Novel structures in Stanley sequences

TL;DR

This paper introduces modular and basic Stanley sequences, characterizes their structure, and extends results to p-free sequences, enabling the construction of sequences with large gaps and generalizing existing theories.

Contribution

It characterizes well-structured Stanley sequences via modular arithmetic and introduces basic sequences, extending the theory to p-free sequences for odd primes.

Findings

Characterization of modular Stanley sequences

Construction of sequences with arbitrarily large gaps

Generalization to p-free sequences for odd primes

Abstract

Given a set of integers with no three in arithmetic progression, we construct a Stanley sequence by adding integers greedily so that no arithmetic progression is formed. This paper offers two main contributions to the theory of Stanley sequences.

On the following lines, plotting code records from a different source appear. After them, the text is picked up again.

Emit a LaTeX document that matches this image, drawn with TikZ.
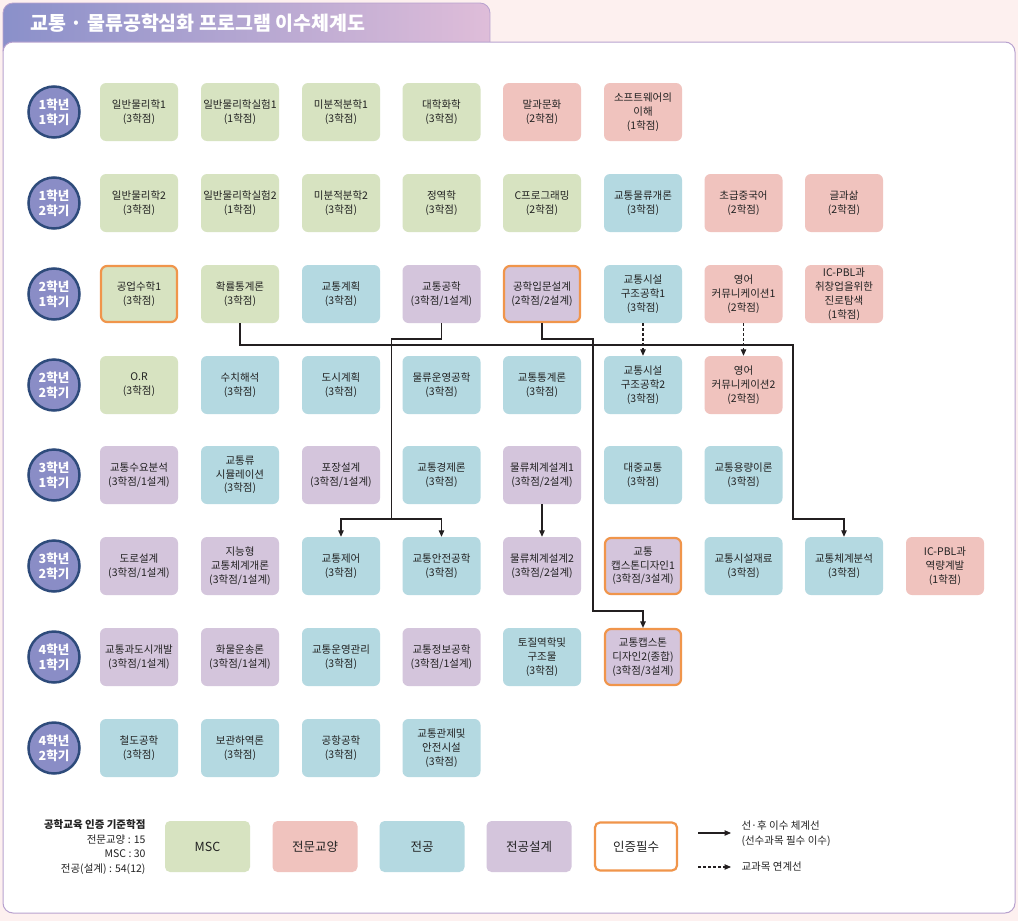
\documentclass[tikz,border=0pt]{standalone}
\usepackage{fontspec}
\setmainfont{Noto Sans CJK KR}
\usetikzlibrary{arrows.meta}
\definecolor{bgpink}{HTML}{FDF0EF}
\definecolor{panelline}{HTML}{B8A2CF}
\definecolor{tabL}{HTML}{8A90CA}
\definecolor{tabR}{HTML}{DFBDD9}
\definecolor{mscC}{HTML}{D7E3C1}
\definecolor{libC}{HTML}{F0C3BE}
\definecolor{majC}{HTML}{B4D9E1}
\definecolor{desC}{HTML}{D4C5DC}
\definecolor{oraC}{HTML}{F0954B}
\definecolor{txtC}{HTML}{222222}
\definecolor{semFill}{HTML}{8A8DC6}
\definecolor{semLine}{HTML}{2E4B7B}
\definecolor{lineC}{HTML}{231F20}
\begin{document}
\begin{tikzpicture}[x=1pt,y=-1pt,
  course/.style={rectangle, rounded corners=6pt, minimum width=78pt, minimum height=58pt,
    inner sep=1pt, align=center, font=\fontsize{10.5}{13.8}\selectfont, text=txtC},
  cmsc/.style={course, fill=mscC},
  clib/.style={course, fill=libC},
  cmaj/.style={course, fill=majC},
  cdes/.style={course, fill=desC},
  creq/.style={draw=oraC, line width=2.2pt, minimum width=76pt, minimum height=56pt},
  sem/.style={circle, fill=semFill, draw=semLine, line width=2.5pt, minimum size=51pt,
    inner sep=0pt, align=center, text=white, font=\fontsize{12.5}{15}\selectfont\bfseries},
  legbox/.style={rectangle, rounded corners=5pt, minimum width=85pt, minimum height=51pt,
    font=\fontsize{12.5}{14}\selectfont, text=txtC},
  conn/.style={draw=lineC, line width=1.1pt},
  arr/.style={-{Triangle[length=6.5pt,width=5.5pt]}},
  dashconn/.style={conn, dash pattern=on 3pt off 2pt},
  smalltxt/.style={font=\fontsize{10.5}{14.5}\selectfont, text=txtC}
]
\useasboundingbox (0,0) rectangle (1018,921);
\fill[bgpink] (0,0) rectangle (1018,921);
% header tab
\shade[left color=tabL, right color=tabR, draw=panelline, line width=0.8pt, rounded corners=10pt]
  (3,60) -- (3,3) -- (490,3) -- (490,60) -- cycle;
% main panel
\filldraw[fill=white, draw=panelline, line width=1pt, rounded corners=10pt]
  (3,42) rectangle (1015,913);
\node[anchor=west, text=white, font=\fontsize{19.5}{21}\selectfont\bfseries] (title) at (27,23)
  {교통 · 물류공학심화 프로그램 이수체계도};

% semester circles
\node[sem] (s1) at (54,112) {1학년\\1학기};
\node[sem] (s2) at (54,203) {1학년\\2학기};
\node[sem] (s3) at (54,294) {2학년\\1학기};
\node[sem] (s4) at (54,385) {2학년\\2학기};
\node[sem] (s5) at (54,475) {3학년\\1학기};
\node[sem] (s6) at (54,566) {3학년\\2학기};
\node[sem] (s7) at (54,657) {4학년\\1학기};
\node[sem] (s8) at (54,748) {4학년\\2학기};

% row 1
\node[cmsc] (r1c1) at (139,112) {일반물리학1\\(3학점)};
\node[cmsc] (r1c2) at (240,112) {일반물리학실험1\\(1학점)};
\node[cmsc] (r1c3) at (341,112) {미분적분학1\\(3학점)};
\node[cmsc] (r1c4) at (441.5,112) {대학화학\\(3학점)};
\node[clib] (r1c5) at (542,112) {말과문화\\(2학점)};
\node[clib] (r1c6) at (643,112) {소프트웨어의\\이해\\(1학점)};
% row 2
\node[cmsc] (r2c1) at (139,203) {일반물리학2\\(3학점)};
\node[cmsc] (r2c2) at (240,203) {일반물리학실험2\\(1학점)};
\node[cmsc] (r2c3) at (341,203) {미분적분학2\\(3학점)};
\node[cmsc] (r2c4) at (441.5,203) {정역학\\(3학점)};
\node[cmsc] (r2c5) at (542,203) {C프로그래밍\\(2학점)};
\node[cmaj] (r2c6) at (643,203) {교통물류개론\\(3학점)};
\node[clib] (r2c7) at (743.5,203) {초급중국어\\(2학점)};
\node[clib] (r2c8) at (844,203) {글과삶\\(2학점)};
% row 3
\node[cmsc,creq] (r3c1) at (139,294) {공업수학1\\(3학점)};
\node[cmsc] (r3c2) at (240,294) {확률통계론\\(3학점)};
\node[cmaj] (r3c3) at (341,294) {교통계획\\(3학점)};
\node[cdes] (r3c4) at (441.5,294) {교통공학\\(3학점/1설계)};
\node[cdes,creq] (r3c5) at (542,294) {공학입문설계\\(2학점/2설계)};
\node[cmaj] (r3c6) at (643,294) {교통시설\\구조공학1\\(3학점)};
\node[clib] (r3c7) at (743.5,294) {영어\\커뮤니케이션1\\(2학점)};
\node[clib] (r3c8) at (844,294) {IC-PBL과\\취창업을위한\\진로탐색\\(1학점)};
% row 4
\node[cmsc] (r4c1) at (139,385) {O.R\\(3학점)};
\node[cmaj] (r4c2) at (240,385) {수치해석\\(3학점)};
\node[cmaj] (r4c3) at (341,385) {도시계획\\(3학점)};
\node[cmaj] (r4c4) at (441.5,385) {물류운영공학\\(3학점)};
\node[cmaj] (r4c5) at (542,385) {교통통계론\\(3학점)};
\node[cmaj] (r4c6) at (643,385) {교통시설\\구조공학2\\(3학점)};
\node[clib] (r4c7) at (743.5,385) {영어\\커뮤니케이션2\\(2학점)};
% row 5
\node[cdes] (r5c1) at (139,475) {교통수요분석\\(3학점/1설계)};
\node[cmaj] (r5c2) at (240,475) {교통류\\시뮬레이션\\(3학점)};
\node[cdes] (r5c3) at (341,475) {포장설계\\(3학점/1설계)};
\node[cmaj] (r5c4) at (441.5,475) {교통경제론\\(3학점)};
\node[cdes] (r5c5) at (542,475) {물류체계설계1\\(3학점/2설계)};
\node[cmaj] (r5c6) at (643,475) {대중교통\\(3학점)};
\node[cmaj] (r5c7) at (743.5,475) {교통용량이론\\(3학점)};
% row 6
\node[cdes] (r6c1) at (139,566) {도로설계\\(3학점/1설계)};
\node[cdes] (r6c2) at (240,566) {지능형\\교통체계개론\\(3학점/1설계)};
\node[cmaj] (r6c3) at (341,566) {교통제어\\(3학점)};
\node[cmaj] (r6c4) at (441.5,566) {교통안전공학\\(3학점)};
\node[cdes] (r6c5) at (542,566) {물류체계설계2\\(3학점/2설계)};
\node[cdes,creq] (r6c6) at (643,566) {교통\\캡스톤디자인1\\(3학점/3설계)};
\node[cmaj] (r6c7) at (743.5,566) {교통시설재료\\(3학점)};
\node[cmaj] (r6c8) at (844,566) {교통체계분석\\(3학점)};
\node[clib] (r6c9) at (945,566) {IC-PBL과\\역량계발\\(1학점)};
% row 7
\node[cdes] (r7c1) at (139,657) {교통과도시개발\\(3학점/1설계)};
\node[cdes] (r7c2) at (240,657) {화물운송론\\(3학점/1설계)};
\node[cmaj] (r7c3) at (341,657) {교통운영관리\\(3학점)};
\node[cdes] (r7c4) at (441.5,657) {교통정보공학\\(3학점/1설계)};
\node[cmaj] (r7c5) at (542,657) {토질역학및\\구조물\\(3학점)};
\node[cdes,creq] (r7c6) at (643,657) {교통캡스톤\\디자인2(종합)\\(3학점/3설계)};
% row 8
\node[cmaj] (r8c1) at (139,748) {철도공학\\(3학점)};
\node[cmaj] (r8c2) at (240,748) {보관하역론\\(3학점)};
\node[cmaj] (r8c3) at (341,748) {공항공학\\(3학점)};
\node[cmaj] (r8c4) at (441.5,748) {교통관제및\\안전시설\\(3학점)};

% connectors
\coordinate (a1) at (793,345);
\coordinate (a2) at (793,519);
\draw[conn,arr] (r3c2.south) |- (a1) -- (a2) -| (r6c8.north);
\coordinate (b1) at (391.5,339);
\coordinate (b2) at (391.5,519);
\draw[conn] (r3c4.south) |- (b1) -- (b2);
\draw[conn,arr] (b2) -| (r6c3.north);
\draw[conn,arr] (b2) -| (r6c4.north);
\coordinate (c1) at (593,339);
\coordinate (c2) at (593,611);
\draw[conn,arr] (r3c5.south) |- (c1) -- (c2) -| (r7c6.north);
\draw[conn,arr] (r5c5.south) -- (r6c5.north);
\draw[dashconn,arr] (r3c6.south) -- (r4c6.north);
\draw[dashconn,arr] (r3c7.south) -- (r4c7.north);

% legend
\node[anchor=east, align=right, smalltxt] (credits) at (149,847)
  {\textbf{공학교육 인증 기준학점}\\전문교양 : 15\\MSC : 30\\전공(설계) : 54(12)};
\node[legbox, fill=mscC] (l1) at (207.5,846.5) {MSC};
\node[legbox, fill=libC] (l2) at (315,846.5) {전문교양};
\node[legbox, fill=majC] (l3) at (422,846.5) {전공};
\node[legbox, fill=desC] (l4) at (529,846.5) {전공설계};
\node[legbox, fill=white, draw=oraC, line width=2.2pt, minimum width=82pt, minimum height=48pt] (l5) at (636,846.5) {인증필수};
\coordinate (la1) at (698,833);
\coordinate (la2) at (731,833);
\draw[conn,arr] (la1) -- (la2);
\node[anchor=west, align=left, smalltxt] (lt1) at (738,833.5) {선·후 이수 체계선\\(선수과목 필수 이수)};
\coordinate (lb1) at (698,867);
\coordinate (lb2) at (731,867);
\draw[dashconn,arr] (lb1) -- (lb2);
\node[anchor=west, smalltxt] (lt2) at (738,867) {교과목 연계선};
\end{tikzpicture}
\end{document}
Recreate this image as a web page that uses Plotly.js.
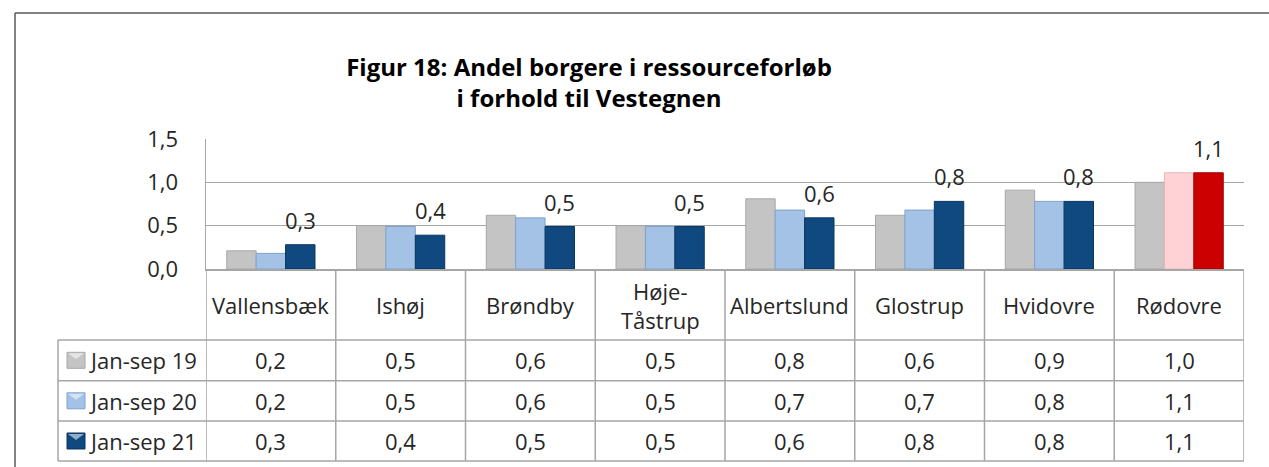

First, we characterize well-structured Stanley sequences as solutions to constraints in modular arithmetic, defining the modular Stanley sequences. Second, we introduce the basic Stanley sequences, where elements arise as the sums of subsets of a basis sequence, which in the simplest case is the powers of 3. Applications of our results include the construction of Stanley sequences with arbitrarily large gaps between terms, answering a weak version of a problem by Erd\H{o}s et al. Finally, we generalize many results about Stanley sequences to $p$-free sequences, where $p$ is any odd prime.